La réussite de la Charte des droits des acheteurs proposée dépendra donc de la collaboration entre les différents niveaux de gouvernement, de la mise en place de mécanismes d’application efficaces et de son intégration dans une stratégie globale de rééquilibrage du marché du logement afin de le mettre plus à l’abris des spéculateurs sans scrupules… et aux poches profondes.

 

Un milliard $ pour des rénovations vertes

Enfin, la promesse d’investir 1 milliard de dollars pour soutenir la rénovation verte des habitations, notamment en finançant des rénovations écoénergétiques et la conversion des systèmes de chauffage vers l’électricité représente un pas important vers la décarbonation du secteur résidentiel. La conversion des systèmes de chauffage au mazout ou au gaz vers des solutions électriques, comme les thermopompes, est considérée comme une mesure efficace pour réduire les émissions de GES. De plus, les rénovations écoénergétiques peuvent améliorer le confort des habitations et réduire les factures d’énergie des ménages.
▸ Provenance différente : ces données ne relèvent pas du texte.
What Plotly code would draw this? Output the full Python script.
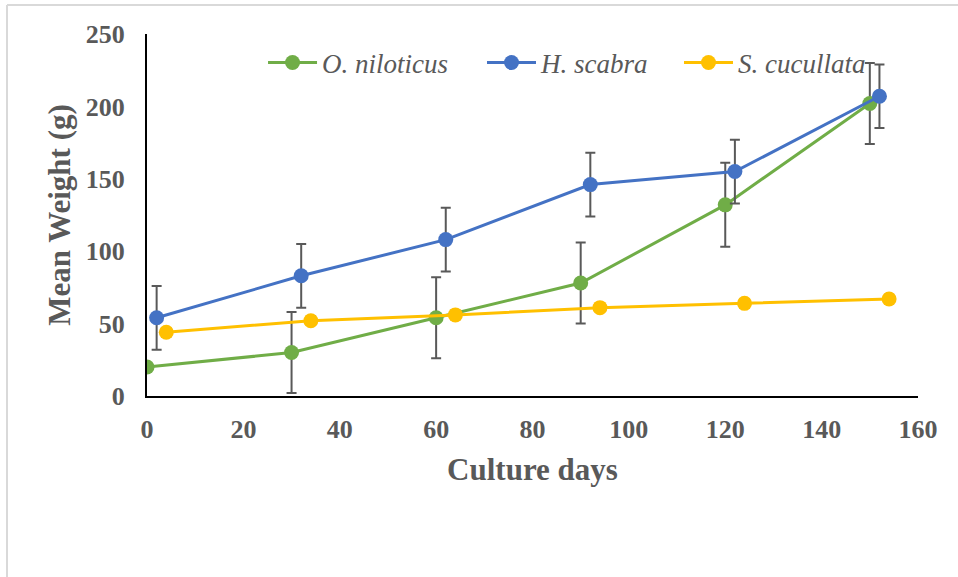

Toutefois, des réserves s’imposent quant à l’efficacité de la mesure si elle n’est pas accompagnée de mécanismes de suivi rigoureux : sans critères clairs et des audits énergétiques avant et après les rénovations, il pourrait être difficile de garantir que les fonds investis entraînent des réductions significatives des émissions.

De plus, des préoccupations sont soulevées concernant l’accessibilité de ces programmes pour les ménages à faible revenu, qui pourraient ne pas avoir les ressources nécessaires pour entreprendre des rénovations, même avec un soutien financier. On a déjà entendu cette chanson : les principes écologiques, c’est pour les riches!

Il est donc recommandé que cette initiative s’inscrive dans une stratégie plus large de transition énergétique, incluant des formations pour les professionnels du bâtiment, des incitatifs pour l’adoption de technologies vertes, et des partenariats avec les provinces et les municipalités pour maximiser l’impact des investissements.

Il est aussi fondamental que les règles soient les mêmes pour toutes les entreprises, sans possibiliser de négocier par en-dessous des exemptions ou reports d’application de règlements contraignants.

 

Conclusion

Avec l’abandon de la taxe carbone, la lutte contre les gaz à effet de serre (GES) perd un atout et l’atteinte de l’objectif de carboneutralité d’ici 2050 devient impossible sans qu’une pression soit mise sur le secteur du bâtiment, et du bâtiment résidentiel en particulier.

Il faut savoir que le secteur résidentiel est responsable d’une part significative des émissions, principalement en raison du chauffage des bâtiments et de l’utilisation d’énergies fossiles comme le gaz naturel et le mazout, mais aussi à cause de l’emploi de matériaux sous-performants, d’une isolation inefficace, d’appareils énergivores et de techniques d’installation qui n’ont pas toujours évolué dans le sens de la protection des ressources.

Selon Environnement et Changement climatique Canada (inventaire officiel des GES 2024 pour l’année 2022) : sur les émissions totales du Canada (670 mégatonnes (Mt) de CO₂éq), le secteur des bâtiments (résidentiel + commercial) représentant 88 Mt de CO₂éq, soit 13 % du total national.

Le résidentiel seulement : environ 44 Mt, soit 6,5 % des émissions nationales.

Dans les provinces froides comme le Québec ou l’Alberta, le chauffage résidentiel peut représenter jusqu’à 60 % de la consommation énergétique des ménages.

Doivent être ciblés tant les nouvelles constructions par la mise en œuvre de normes obligatoires en matière d’efficacité énergétique que les bâtiments existants par des exigences accrues de rénovation énergétique et des mesures coercitives en cas de non-conformité.